*JOB*: Filter the entries and keep only the lines where the string "this" appears.
····················
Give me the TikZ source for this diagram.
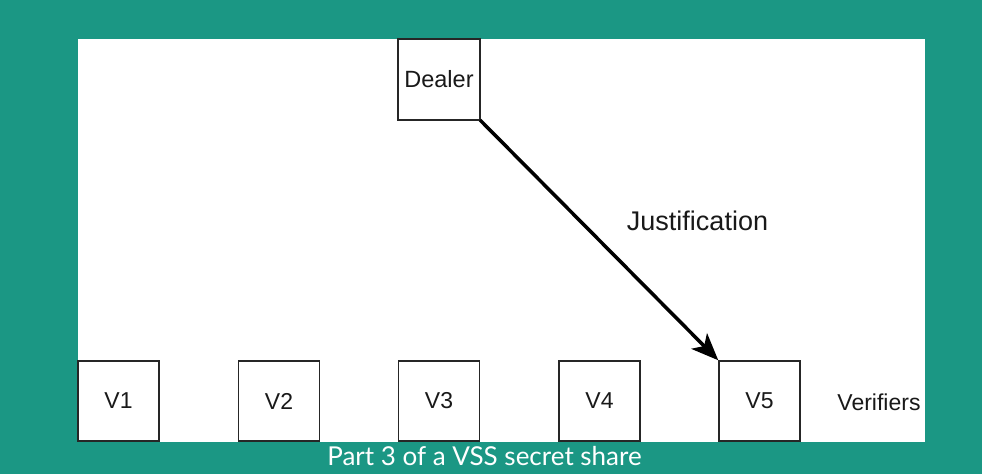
\documentclass[tikz,border=0pt]{standalone}
\usepackage{fontspec}
\setmainfont{Liberation Sans}
\newfontfamily\latofont{Lato}
\usetikzlibrary{arrows.meta}
\definecolor{tealbg}{HTML}{1B9784}
\begin{document}
\begin{tikzpicture}[x=1pt,y=-1pt,
  box/.style={draw=black!85,line width=1.5pt,fill=white,minimum width=81pt,minimum height=80pt,inner sep=0pt,text=black!90,font=\fontsize{23}{25}\selectfont},
  lbl/.style={inner sep=0pt,text=black!90}]
\fill[tealbg] (0,0) rectangle (982,474);
\fill[white] (78,39) rectangle (925,442);
\useasboundingbox (0,0) rectangle (982,474);
\node[box,minimum width=82pt,minimum height=81pt,font=\fontsize{23.5}{26}\selectfont] (dealer) at (439,79.5) {Dealer};
\node[box] (v1) at (118.5,401) {V1};
\node[box] (v2) at (279,401) {V2};
\node[box] (v3) at (439,401) {V3};
\node[box] (v4) at (599.5,401) {V4};
\node[box] (v5) at (759.5,401) {V5};
\node[lbl,font=\fontsize{23}{25}\selectfont] (ver) at (879,402) {Verifiers};
\node[lbl,font=\fontsize{27}{30}\selectfont] (just) at (697.5,221) {Justification};
\draw[line width=3.5pt,black,-{Stealth[length=27pt,width=22pt,inset=7pt]},shorten <=-1pt] (dealer.south east) -- (v5.north west);
\node[inner sep=0pt,text=white,font=\latofont\fontsize{26}{28}\selectfont] (cap) at (484.5,456) {Part 3 of a VSS secret share};
\end{tikzpicture}
\end{document}
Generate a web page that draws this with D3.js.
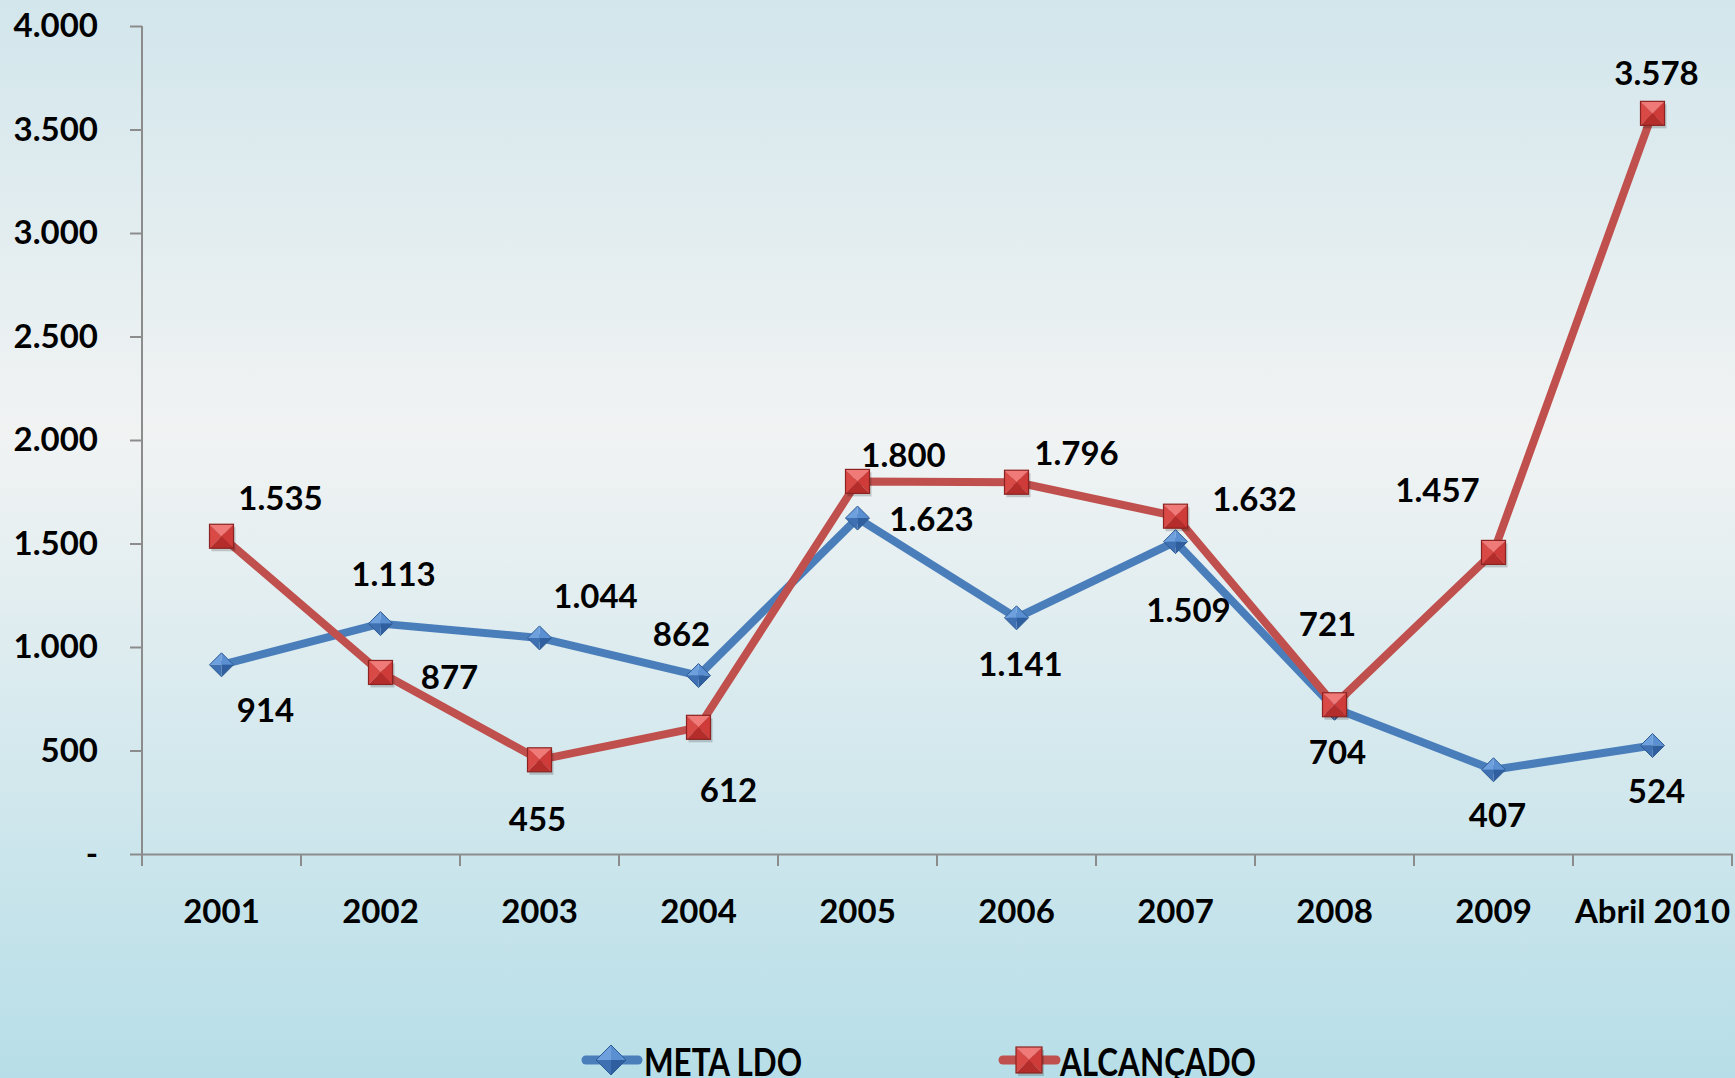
<!DOCTYPE html>
<html>
<head>
<meta charset="utf-8">
<script src="https://cdnjs.cloudflare.com/ajax/libs/d3/7.8.5/d3.min.js"></script>
<style>
  body { margin: 0; overflow: hidden; }
  text { font-family: Lato, "Open Sans", sans-serif; font-weight: 700; fill: #000; }
</style>
</head>
<body>
<svg width="1735" height="1078"></svg>
<script>
// data
var years = ["2001", "2002", "2003", "2004", "2005", "2006", "2007", "2008", "2009", "Abril 2010"];
var metaLdo = [914, 1113, 1044, 862, 1623, 1141, 1509, 704, 407, 524];
var alcancado = [1535, 877, 455, 612, 1800, 1796, 1632, 721, 1457, 3578];
var yTicks = [0, 500, 1000, 1500, 2000, 2500, 3000, 3500, 4000];

// label offsets from each point (px)
var metaOff = [[44,44],[13,-51],[56,-43],[-17,-43],[74,0],[4,45],[13,67],[3,43],[4,44],[4,44]];
var alcOff = [[59,-39],[69,4],[-2,58],[30,62],[46,-27],[60,-30],[79,-18],[-7,-82],[-56,-63],[4,-41]];

var svg = d3.select("svg"),
    width = 1735, height = 1078;

var defs = svg.append("defs");
var bg = defs.append("linearGradient").attr("id", "bg").attr("x1", 0).attr("y1", 0).attr("x2", 0).attr("y2", 1);
bg.append("stop").attr("offset", "0%").attr("stop-color", "#d2e6ec");
bg.append("stop").attr("offset", "40%").attr("stop-color", "#f1f3f3");
bg.append("stop").attr("offset", "100%").attr("stop-color", "#b7dee8");
svg.append("rect").attr("width", width).attr("height", height).attr("fill", "url(#bg)");

var plotL = 142, plotR = 1732, plotT = 26, plotB = 854;

var x = d3.scaleBand().domain(years).range([plotL, plotR]);
var y = d3.scaleLinear().domain([0, 4000]).range([plotB, plotT]);
var fmt = function(v) { return v === 0 ? "-" : d3.format(",")(v).replace(/,/g, "."); };

// axes
var yAxis = svg.append("g").attr("transform", "translate(" + plotL + ",0)")
    .call(d3.axisLeft(y).tickValues(yTicks).tickSize(12).tickPadding(32).tickFormat(fmt).tickSizeOuter(0));
var xAxis = svg.append("g").attr("transform", "translate(0," + plotB + ")")
    .call(d3.axisBottom(x).tickSize(0).tickPadding(46).tickSizeOuter(0));

[yAxis, xAxis].forEach(function(a) {
  a.select(".domain").attr("stroke", "#8c8c8c").attr("stroke-width", 2);
  a.selectAll(".tick line").attr("stroke", "#8c8c8c").attr("stroke-width", 2);
  a.selectAll("text").attr("font-size", 33).attr("font-family", "Lato, sans-serif").attr("font-weight", 700).attr("fill", "#000");
});
yAxis.select(".domain").attr("d", "M0," + plotT + "V" + (plotB + 12));
yAxis.selectAll(".tick line").attr("x2", -12);

// category boundary ticks on x axis
var bounds = d3.range(years.length + 1).map(function(i) { return plotL + i * x.bandwidth(); });
svg.append("g").selectAll("line").data(bounds).enter().append("line")
    .attr("x1", function(d) { return d; }).attr("x2", function(d) { return d; })
    .attr("y1", plotB).attr("y2", plotB + 12)
    .attr("stroke", "#8c8c8c").attr("stroke-width", 2);

var cx = function(d, i) { return x(years[i]) + x.bandwidth() / 2; };

var line = d3.line().x(function(d, i) { return cx(d, i); }).y(function(d) { return y(d); });

var blue = "#4a7ebb", red = "#c0504d";

svg.append("path").datum(metaLdo).attr("d", line)
    .attr("fill", "none").attr("stroke", blue).attr("stroke-width", 8).attr("stroke-linejoin", "round");
svg.append("path").datum(alcancado).attr("d", line)
    .attr("fill", "none").attr("stroke", red).attr("stroke-width", 8).attr("stroke-linejoin", "round");

function diamond(g, px, py, r) {
  var t = [px, py - r], rt = [px + r, py], b = [px, py + r], l = [px - r, py], c = [px, py];
  var faces = [[l, t, c, "#6fa0de"], [t, rt, c, "#5a8fd2"], [rt, b, c, "#2f5f9e"], [b, l, c, "#3e70b2"]];
  faces.forEach(function(f) {
    g.append("path").attr("d", "M" + f[0] + "L" + f[1] + "L" + f[2] + "Z").attr("fill", f[3]);
  });
  g.append("path").attr("d", "M" + t + "L" + rt + "L" + b + "L" + l + "Z")
      .attr("fill", "none").attr("stroke", "#2c5a94").attr("stroke-width", 1);
}

function square(g, px, py, r) {
  var tl = [px - r, py - r], tr = [px + r, py - r], br = [px + r, py + r], bl = [px - r, py + r], c = [px, py];
  g.append("rect").attr("x", px - r + 2).attr("y", py - r + 3).attr("width", 2 * r).attr("height", 2 * r)
      .attr("fill", "#000").attr("opacity", 0.18);
  var faces = [[tl, tr, c, "#f07a78"], [tr, br, c, "#cf3b38"], [br, bl, c, "#b52d2b"], [bl, tl, c, "#d94946"]];
  faces.forEach(function(f) {
    g.append("path").attr("d", "M" + f[0] + "L" + f[1] + "L" + f[2] + "Z").attr("fill", f[3]);
  });
  g.append("rect").attr("x", px - r).attr("y", py - r).attr("width", 2 * r).attr("height", 2 * r)
      .attr("fill", "none").attr("stroke", "#8a2321").attr("stroke-width", 1.2);
}

var mk = svg.append("g");
metaLdo.forEach(function(v, i) { diamond(mk, cx(v, i), y(v), 12); });
alcancado.forEach(function(v, i) { square(mk, cx(v, i), y(v), 12); });

// value labels
var lab = svg.append("g").attr("font-size", 33).attr("text-anchor", "middle").attr("dominant-baseline", "central");
metaLdo.forEach(function(v, i) {
  lab.append("text").attr("x", cx(v, i) + metaOff[i][0]).attr("y", y(v) + metaOff[i][1]).text(fmt(v));
});
alcancado.forEach(function(v, i) {
  lab.append("text").attr("x", cx(v, i) + alcOff[i][0]).attr("y", y(v) + alcOff[i][1]).text(fmt(v));
});

// legend
var lg = svg.append("g");
var ly = 1060;
lg.append("line").attr("x1", 586).attr("x2", 638).attr("y1", ly).attr("y2", ly)
    .attr("stroke", blue).attr("stroke-width", 9).attr("stroke-linecap", "round");
diamond(lg, 611, ly, 15);
lg.append("text").attr("x", 644).attr("y", ly + 1).attr("dominant-baseline", "central")
    .attr("font-size", 38).attr("textLength", 158).attr("lengthAdjust", "spacingAndGlyphs").text("META LDO");
lg.append("line").attr("x1", 1003).attr("x2", 1056).attr("y1", ly).attr("y2", ly)
    .attr("stroke", red).attr("stroke-width", 9).attr("stroke-linecap", "round");
square(lg, 1029, ly, 13);
lg.append("text").attr("x", 1060).attr("y", ly + 1).attr("dominant-baseline", "central")
    .attr("font-size", 38).attr("textLength", 196).attr("lengthAdjust", "spacingAndGlyphs").text("ALCANÇADO");
</script>
</body>
</html>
····················
*COMPLETE OUTPUT*:
Give me the TikZ source for this diagram.
Generate a web page that draws this with D3.js.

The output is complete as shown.